Berdasarkan hal tersebut, maka kader kecamatan yang telah diidentifikasi dan terpilih tersebut diberikan pembekalan untuk meningkatkan pengetahuan, kemampuan teknis dan penguasaan metode atau mekanisme fasilitasi proses Pengembangan Perencanaan Penghidupan Berkelanjutan yang inklusif dan berbasis masyarakat. Kegiatan pelatihan ini untuk menyiapkan para fasilitator kecamatan memfasilitasi perencanaan penghidupan secara partisipatif di desa mereka.
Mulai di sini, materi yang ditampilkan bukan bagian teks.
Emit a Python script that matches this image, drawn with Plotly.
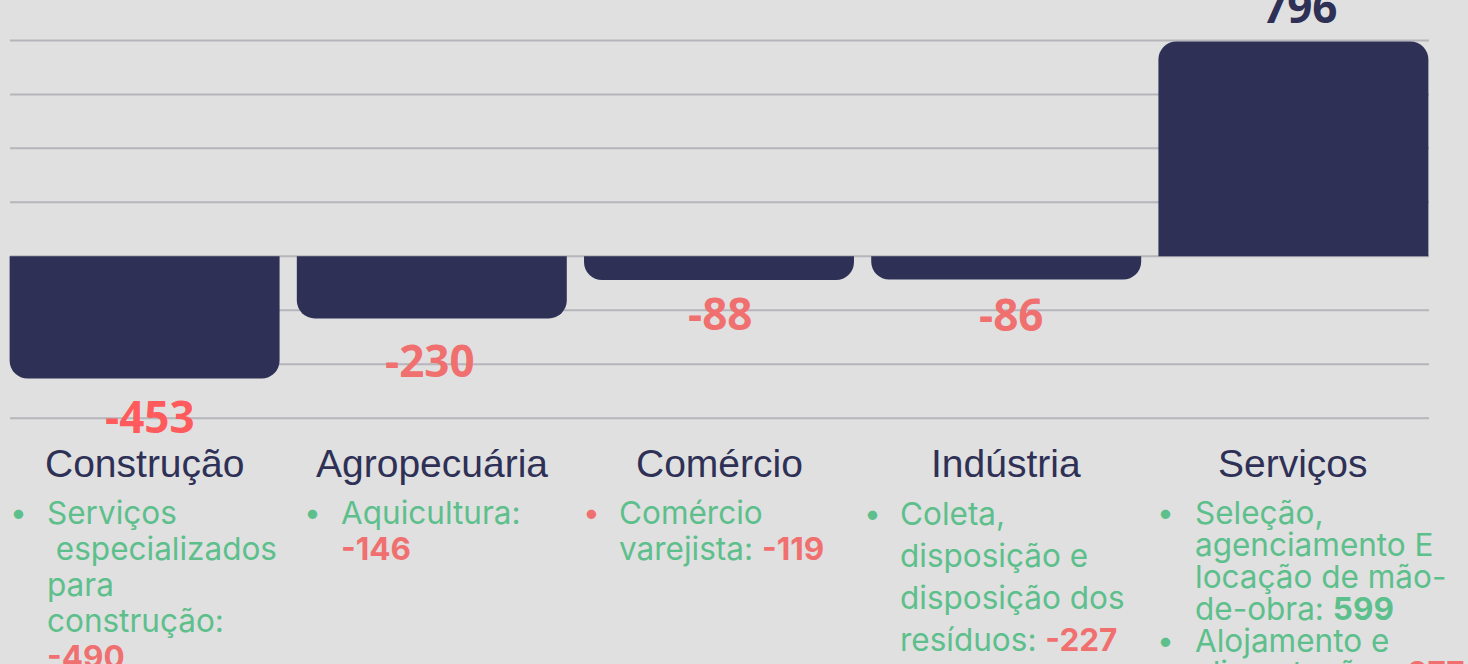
import plotly.graph_objects as go

# ---- data ----
categories = ["Construção", "Agropecuária", "Comércio", "Indústria", "Serviços"]
values = [-453, -230, -88, -86, 796]

sub_lines = [
    ["Serviços", "\u00a0especializados", "para", "construção:", "{v}"],
    ["Aquicultura:", "{v}"],
    ["Comércio", "varejista: {v}"],
    ["Coleta,", "disposição e", "disposição dos", "resíduos: {v}"],
    ["Seleção,", "agenciamento E", "locação de mão-", "de-obra: {v}", "Alojamento e", "alimentação: {v}"],
]
sub_values = [[-490], [-146], [-119], [-227], [599, -277]]
bullet_lines = [[0], [0], [0], [0], [0, 4]]
y_ticks = [-600, -400, -200, 0, 200, 400, 600, 800]

# ---- styles ----
BG = "#e0e0e0"
NAVY = "#2e3056"
GREEN = "#5dbf8b"
RED = "#f07070"
RED_BRIGHT = "#ff5a5c"
GRID = "#b5b5bb"

W, H = 1468, 664
ML, MR, MT, MB = 1, 31, 35, 243
PW = W - ML - MR

fig = go.Figure()
fig.add_trace(go.Bar(
    x=categories, y=values,
    marker=dict(color=NAVY, line=dict(width=0), cornerradius=18),
    hoverinfo="skip",
))

fig.update_layout(
    width=W, height=H,
    paper_bgcolor=BG, plot_bgcolor=BG,
    margin=dict(l=ML, r=MR, t=MT, b=MB, pad=0),
    bargap=0.06,
    showlegend=False,
    xaxis=dict(range=[-0.5, len(categories) - 0.5], autorange=False,
               showticklabels=False, showgrid=False, zeroline=False, showline=False, ticks=""),
    yaxis=dict(range=[-610, 820], autorange=False, showticklabels=False, showgrid=False,
               zeroline=False, showline=False, ticks=""),
)

# horizontal grid lines (from x=10px to x=1429px)
gx0 = (10 - ML) / PW
gx1 = (1429 - ML) / PW
shapes = [dict(type="line", xref="paper", yref="y", x0=gx0, x1=gx1, y0=t, y1=t,
               line=dict(color=GRID, width=2), layer="below") for t in y_ticks]

annotations = []
# value labels
label_shift = [-37, -42, -33, -34, 35]
label_dx = [5, -2, 1, 5, 6]
for i, (c, v) in enumerate(zip(categories, values)):
    if v >= 0:
        col = NAVY
    elif i == 0:
        col = RED_BRIGHT
    else:
        col = RED
    annotations.append(dict(
        x=c, y=v, xref="x", yref="y", text=f"<b>{v}</b>", showarrow=False,
        xanchor="center", yanchor="middle", yshift=label_shift[i], xshift=label_dx[i],
        font=dict(family="Open Sans", size=44, color=col),
    ))

# category names
PLOT_BOTTOM = H - MB
for c in categories:
    annotations.append(dict(
        x=c, y=0, xref="x", yref="paper", text=c, showarrow=False,
        xanchor="center", yanchor="middle", yshift=PLOT_BOTTOM - 463,
        font=dict(family="Liberation Sans, Arial", size=39, color=NAVY),
    ))

# bullet lists
first_line_y = [512, 512, 512, 513, 512]
line_step = [36, 36, 36, 42, 32]
text_dx = [-100, -93, -102, -108, -100]
bullet_dx = [-137, -130, -138, -144, -138]
bullet_color = [GREEN, GREEN, RED, GREEN, GREEN]
FONT_TXT = "Inter, Lato, sans-serif"
for i, c in enumerate(categories):
    vals = iter(sub_values[i])
    for j, line in enumerate(sub_lines[i]):
        if "{v}" in line:
            v = next(vals)
            vc = RED if v < 0 else GREEN
            line = line.replace("{v}", f"<span style='color:{vc}'><b>{v}</b></span>")
        ypix = first_line_y[i] + j * line_step[i]
        annotations.append(dict(
            x=c, y=0, xref="x", yref="paper", text=line, showarrow=False,
            xanchor="left", yanchor="middle", xshift=text_dx[i], yshift=PLOT_BOTTOM - ypix,
            font=dict(family=FONT_TXT, size=31.5, color=GREEN),
        ))
        if j in bullet_lines[i]:
            annotations.append(dict(
                x=c, y=0, xref="x", yref="paper", text="•", showarrow=False,
                xanchor="left", yanchor="middle", xshift=bullet_dx[i], yshift=PLOT_BOTTOM - ypix,
                font=dict(family=FONT_TXT, size=30, color=bullet_color[i]),
            ))

fig.update_layout(annotations=annotations, shapes=shapes)
fig.write_html("out.html", config={"displayModeBar": False},
               post_script="document.body.style.margin='0';document.body.style.overflow='hidden';")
“Selama ini kecamatan tidak terlibat dalam proses perencanaan desa. Biasanya kami hanya datang saat Musrembang Desa untuk mendengarkan hasil dari Musyawarah Desa. Lalu nanti kita baru akan bertemu lagi dengan desa pada Musrenbang tingkat kecamatan di mana program desa akan disepakati untuk kemudian di bawa ke Musrenbang tingkat kabupaten. Jadi dalam proses penyusunan rencana desa itu sendiri, kami di kecamatan tidak terlibat.” Ungkap Marta Bili, Salah satu peserta dari Kecamatan Kodi Utara.
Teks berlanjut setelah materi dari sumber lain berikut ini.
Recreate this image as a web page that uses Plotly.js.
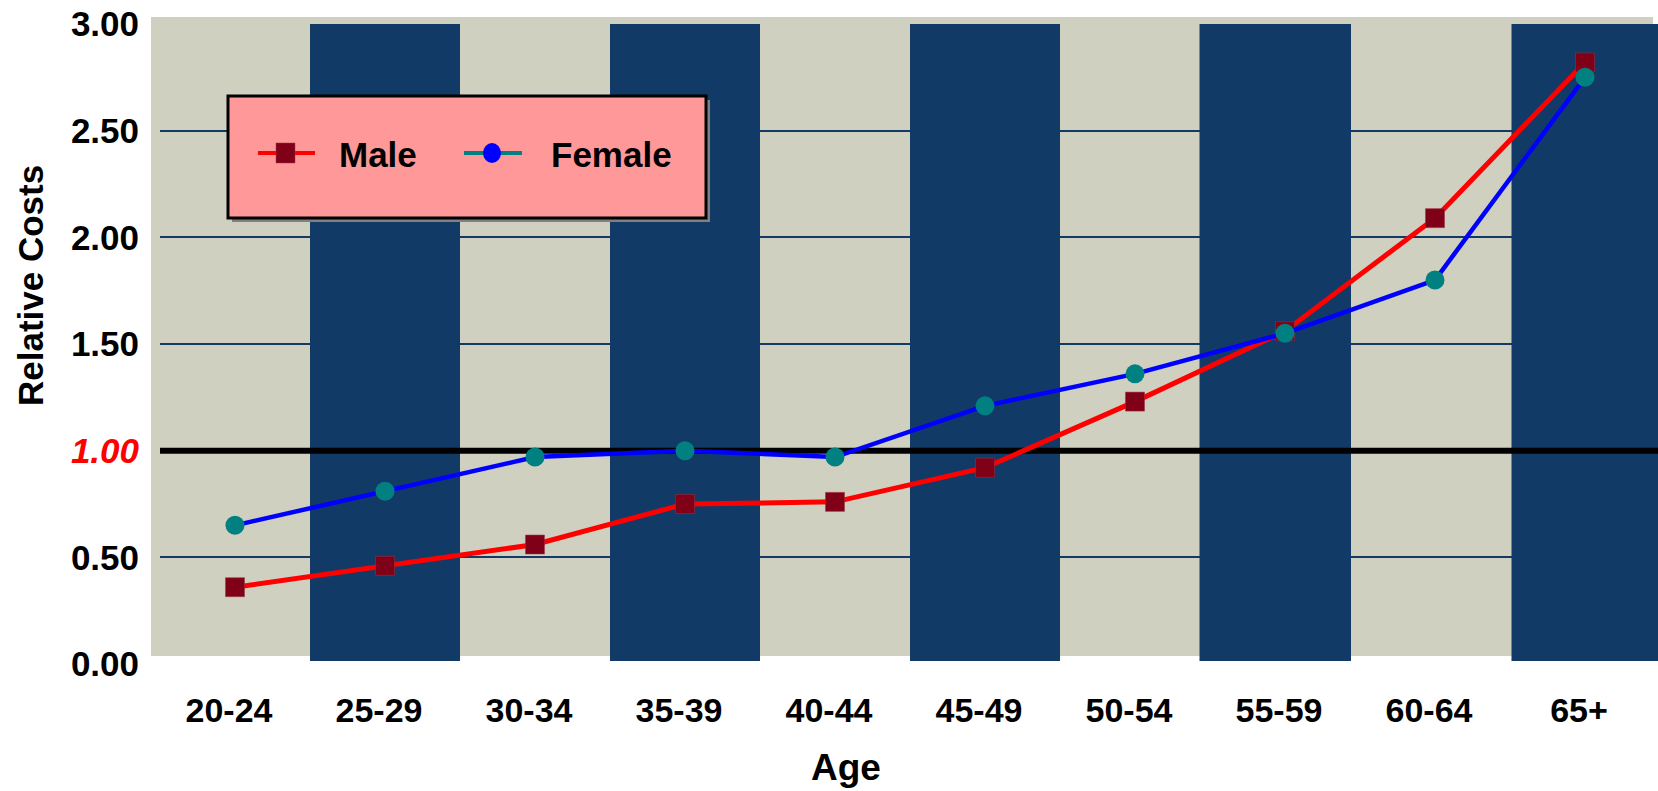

Sejalan dengan Marta, Yuliana Jeluhur dari Kecamatan Wewewa Barat juga mengaku terjadinya praktik serupa di kecamatannya. “Ini pertama kalinya kami belajar bagaimana memfasilitasi perencanaan desa. Selama ini, kami hanya ikut hadir saat Musrenbang tingkat desa, jadi program desanya sudah dibuat. Keikutsertaan kami dalam proses perencanaan sebagaimana yang dipelajari dari Program BangKIT ini saya kira akan jadi satu hal baru yang menyadarkan kami bahwa kecamatan juga punya peran dan tanggung jawab dalam memastikan perencanaan desa di wilayah kita ini sudah melibatkan semua elemen masyarakat dan benar-benar sesuai dengan kebutuhan masyarakat.” Paparnya.
Desa merupakan ujung tombak pembangunan. kualitas perencanaan di tingkat desa akan sangat berpengaruh terhadap keberhasilan pembangunan secara keseluruhan. Maka dari itu, optimalisasi fungsi-fungsi yang tersedia pada sistem dukungan pemerintah daerah, termasuk kecamatan sebagai pihak terdekat dari desa, diperlukan dalam mendukung desa merencanakan peningkatan kualitas penghidupan masyarakat.